ECR Core Research: Investigating Computer Science Departmental Diversity Efforts to Identify Levers for Change
Effective Years: 2022-2025
This study addresses the longstanding problem of the lack of diversity among persons studying and working in the field of computer science (CS). The statistics describing the gender and race/ethnicity of those who earn CS degrees tell a story of a discipline that has been slow to change. The percentage of CS undergraduate degrees that have been earned by women has barely risen in nearly two decades. The lack of representation of Hispanic, African American, and Native American students in computing over the past few decades is even direr. And yet many CS departments have undertaken a wide variety of efforts to broaden participation in computing (BPC). While BPC efforts have been studied, the research until now has not examined a key lever that helps or hinders progress: faculty members’ attitudes toward diversity and their department’s BPC efforts. This project will seek to understand more about these faculty attitudes, supports, and obstacles to provide research-based recommendations to those who wish to diversify the students graduating with computing degrees. This diversification is important because today’s students are society’s future technologists, so they should reflect the society they will soon serve.
This research study will take a phenomenological qualitative approach to explore faculty attitudes, conceptions, and beliefs about broadening participation in computing (BPC) initiatives. The researchers will collect interview data from faculty and administrators in three different computer science departments chosen from among the top 25 undergraduate CS degree producers in the US. Each institution in the sample has been significantly involved in diversity efforts at the departmental level, with some successes, but with a notable lack of success in certain areas. The study’s main research question will be: What organizational conditions support or hinder faculty uptake of BPC efforts in high undergraduate-degree producing computing departments? Because faculty work within organizational systems that help or hinder their ability to produce and sustain change in their departments, the study draws upon neo-institutional theory. This theory helps clarify the role that faculty beliefs and actions play in responding to and co-creating departmental culture, including fostering inclusive departmental climates for non-majority populations. The study’s goal is to build a knowledge base of what supports and hinders departmental diversity efforts, and what organizational conditions are necessary for change to take hold. This knowledge base can lead to new interventions relative to BPC and CS faculty, as well as related research in other disciplines or other higher education institution types.
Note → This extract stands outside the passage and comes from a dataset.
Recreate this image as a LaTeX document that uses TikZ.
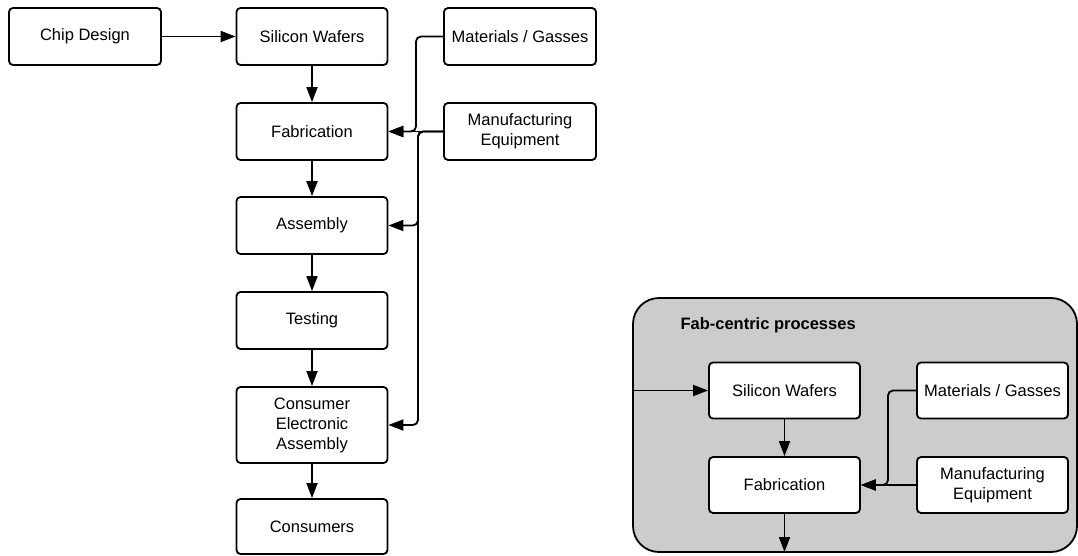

This project is supported by NSF's EHR Core Research (ECR) program. The ECR program emphasizes fundamental STEM education research that generates foundational knowledge in the field. Investments are made in critical areas that are essential, broad, and enduring: STEM learning and STEM learning environments, broadening participation in STEM, and STEM workforce development. The program supports the accumulation of robust evidence to inform efforts to understand, build theory to explain, and suggest interventions and innovations to address persistence.
This award reflects NSF's statutory mission and has been deemed worthy of support through evaluation using the Foundation's intellectual merit and broader impacts review criteria.